To develop the game developer need to have an idea about Swing events and Swing layouts. In every game object should move from one place to another place so ActionListeners must perform on the components, mathematical logic is the mandatory for every game to figure moving objects per second.
Example
Following is an Swing BasedGame.
GameLoopTest.java
[java]import javax.swing.*;
import java.awt.*;
import java.awt.event.*;
public class GameLoopTest extends JFrame implements ActionListener
{
private GamePanel gamePanel = new GamePanel();
private JButton startButton = new JButton("Start");
private JButton quitButton = new JButton("Quit");
private JButton pauseButton = new JButton("Pause");
private boolean running = false;
private boolean paused = false;
private int fps = 60;
private int frameCount = 0;
public GameLoopTest()
{
super("Fixed Timestep Game Loop Test");
Container cp = getContentPane();
cp.setLayout(new BorderLayout());
JPanel p = new JPanel();
p.setLayout(new GridLayout(1,2));
p.add(startButton);
p.add(pauseButton);
p.add(quitButton);
cp.add(gamePanel, BorderLayout.CENTER);
cp.add(p, BorderLayout.SOUTH);
setSize(500, 500);
startButton.addActionListener(this);
quitButton.addActionListener(this);
pauseButton.addActionListener(this);
}
public static void main(String[] args)
{
GameLoopTest glt = new GameLoopTest();
glt.setVisible(true);
}
public void actionPerformed(ActionEvent e)
{
Object s = e.getSource();
if (s == startButton)
{
running = !running;
if (running)
{
startButton.setText("Stop");
runGameLoop();
}
else
{
startButton.setText("Start");
}
}
else if (s == pauseButton)
{
paused = !paused;
if (paused)
{
pauseButton.setText("Unpause");
}
else
{
pauseButton.setText("Pause");
}
}
else if (s == quitButton)
{
System.exit(0);
}
}
//Starts a new thread and runs the game loop in it.
public void runGameLoop()
{
Thread loop = new Thread()
{
public void run()
{
gameLoop();
}
};
loop.start();
}
//Only run this in another Thread!
private void gameLoop()
{
//This value would probably be stored elsewhere.

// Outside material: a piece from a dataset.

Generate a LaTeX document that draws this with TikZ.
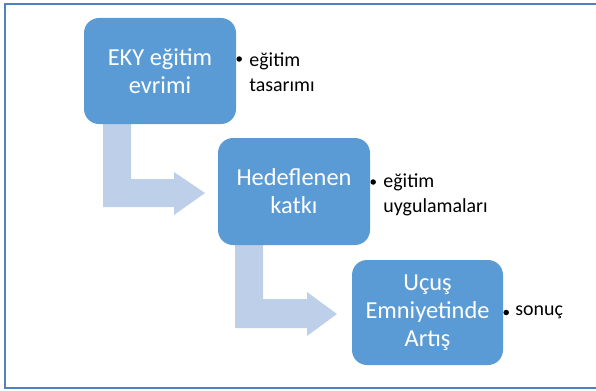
\documentclass[tikz,border=0pt]{standalone}
\usepackage{fontspec}
\setmainfont{Carlito}
\usetikzlibrary{calc}
\definecolor{boxblue}{RGB}{91,155,213}
\definecolor{framecol}{RGB}{79,129,196}
\definecolor{arrowcol}{RGB}{190,208,233}
\tikzset{
  stepbox/.style={draw=none, fill=boxblue, rounded corners=15bp, text=white,
    align=center, inner sep=0pt, font=\fontsize{24.5}{28}\selectfont},
  sidelabel/.style={anchor=west, align=left, inner sep=0pt, text=black,
    font=\fontsize{20}{25}\selectfont},
  bulletdot/.style={circle, fill=black, inner sep=0pt, minimum size=5.5bp},
  bendarrow/.style={fill=arrowcol, draw=none}
}
\begin{document}
\begin{tikzpicture}[x=1bp,y=1bp]
\useasboundingbox (0,0) rectangle (596,390);
% frame
\draw[framecol, line width=2bp] (5,2) rectangle (640,386);

% bent arrows (drawn first, under the boxes)
\fill[bendarrow] (103,270) -- (131,270) -- (131,211) -- (174,211) -- (174,218)
  -- (205,197) -- (174,175) -- (174,183) -- (103,183) -- cycle;
\fill[bendarrow] (235,150) -- (263,150) -- (263,91) -- (307,91) -- (307,98)
  -- (337,76) -- (307,54) -- (307,62) -- (235,62) -- cycle;

% boxes
\node[stepbox, minimum width=152bp, minimum height=106bp] (b1) at (160,319) {EKY eğitim\\evrimi};
\node[stepbox, minimum width=152bp, minimum height=107bp] (b2) at (294,198.5) {Hedeflenen\\katkı};
\node[stepbox, minimum width=151bp, minimum height=105bp] (b3) at (427.5,77.5) {Uçuş\\Emniyetinde\\Artış};

% side labels
\node[bulletdot] (d1) at ($(b1.east)+(3,12)$) {};
\node[sidelabel] (l1) at ($(b1.east)+(13,-1)$) {eğitim\\tasarımı};
\node[bulletdot] (d2) at ($(b2.east)+(3,9.5)$) {};
\node[sidelabel] (l2) at ($(b2.east)+(13,-3)$) {eğitim\\uygulamaları};
\node[bulletdot] (d3) at ($(b3.east)+(3,0)$) {};
\node[sidelabel] (l3) at ($(b3.east)+(12,0)$) {sonuç};
\end{tikzpicture}
\end{document}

final double GAME_HERTZ = 30.0;
//Calculate how many ns each frame should take for our target game hertz.
final double TIME_BETWEEN_UPDATES = 1000000000 / GAME_HERTZ;
//At the very most we will update the game this many times before a new render.
//If you're worried about visual hitches more than perfect timing, set this to 1.
final int MAX_UPDATES_BEFORE_RENDER = 5;
//We will need the last update time.
double lastUpdateTime = System.nanoTime();
//Store the last time we rendered.
double lastRenderTime = System.nanoTime();
//If we are able to get as high as this FPS, don't render again.
final double TARGET_FPS = 60;
final double TARGET_TIME_BETWEEN_RENDERS = 1000000000 / TARGET_FPS;
//Simple way of finding FPS.
int lastSecondTime = (int) (lastUpdateTime / 1000000000);
while (running)
{
double now = System.nanoTime();
int updateCount = 0;
if (!paused)
{
//Do as many game updates as we need to, potentially playing catchup.
while( now - lastUpdateTime > TIME_BETWEEN_UPDATES && updateCount < MAX_UPDATES_BEFORE_RENDER )
{
updateGame();
lastUpdateTime += TIME_BETWEEN_UPDATES;
updateCount++;
}
//If for some reason an update takes forever, we don't want to do an insane number of catchups.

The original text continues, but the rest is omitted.